With support from ADB and other donors, the GMS Program helps the implementation of high priority sub-regional projects in transport, energy, telecommunications, environment, human resource development, tourism, trade, private sector investment, and agriculture. Tourism and of course transportation have been identified as essential activities to rapidly alleviate poverty, bringing prosperity and well-being to a large number of GMS inhabitants.
Since 1992, infrastructure projects totaling over US$ 10 billion have been completed or implemented, among others the construction of highways (East-West and North-South Economic Corridors) as well as the facilitation of people’s and good movements across land borders. Other important activities sectors include hydropower as well as primary energy resources such as gas and oil. The presence of the Mekong River as well as of many water sources continues to support locals’ livelihood in activities such as fishery and agriculture.
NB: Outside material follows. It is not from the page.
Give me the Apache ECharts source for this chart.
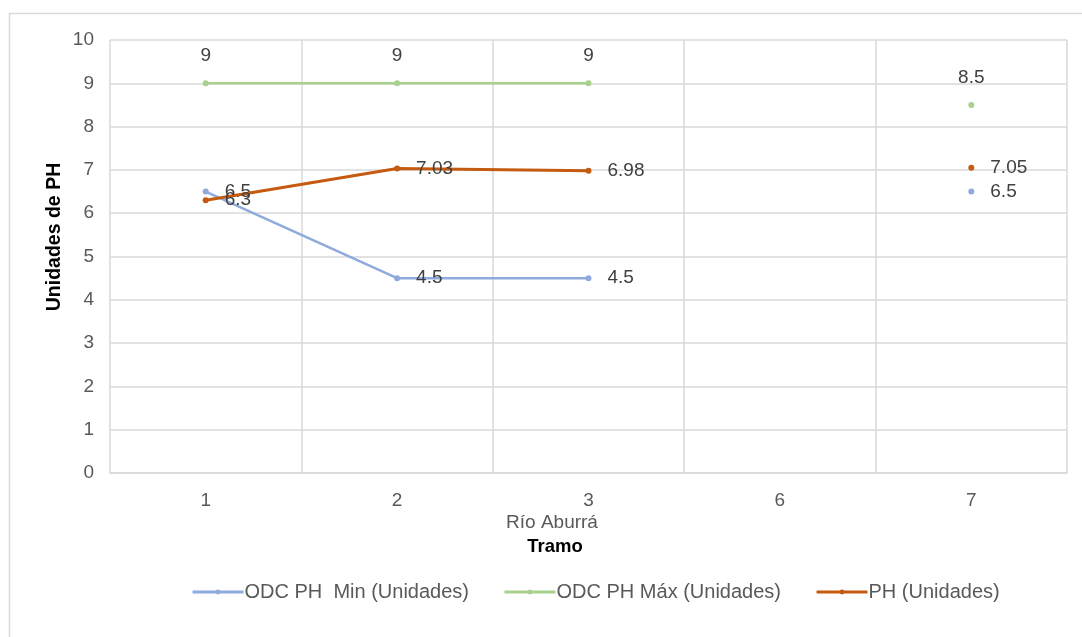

Fisheries continue to employ some 60 million people in the region, one of the highest in the world!
Hydropower is seen as a major source of energy for the region, especially in Lao PDR but also in Thailand.
The subregion embraces flora and fauna that have expanded northward along the Malay Peninsula into Thailand, encroached upon the high mountains from the Himalayas, or advanced along the broad river valleys as dry deciduous forests similar to those of India. Ten million years of changing sea levels have left a rich legacy of unique life forms that have evolved in isolation on the Cardamom and Annamite mountains of Cambodia, Lao PDR, Thailand, and Viet Nam.
Buddhism dominates the region. Cambodia, Laos, Myanmar and Thailand follow the teaching of Buddhism Theravada. The percentage of the population following Buddhism Theravada varies from 67% in Laos to 95% in Cambodia and Thailand. In Vietnam, devotees follow mostly the teaching of Buddhism Mahayana. The percentage of population adept of Buddhism in Vietnam reaches 55%. In China, Taoism and Buddhism Mahayana are the main religions representing respectively 30% and 18% of the population’s religious practices.
Other important religions are Catholicism (particularly in Vietnam) and Islam (with large Muslim ethnic groups in Cambodia, Myanmar and Thailand). Vietnamese in the South practice also Cao Dai, a relatively new religion created 100 years ago.
All GMS countries have their own national language, originally derived from Sanskrit for Cambodia, Laos, Myanmar and Thailand. However, only Thai and Laotian are relatively close to each other. The Vietnamese vocabulary has many borrowings from the Chinese language as Vietnamese used to write with Chinese characters until French changed the alphabet into Latin characters. The most spoken foreign language today is English with many people still mastering French in former French Indochina (Cambodia, Laos and Vietnam).
There is a dominant ethnic in each GMS country, with a great diversity of minority ethnics.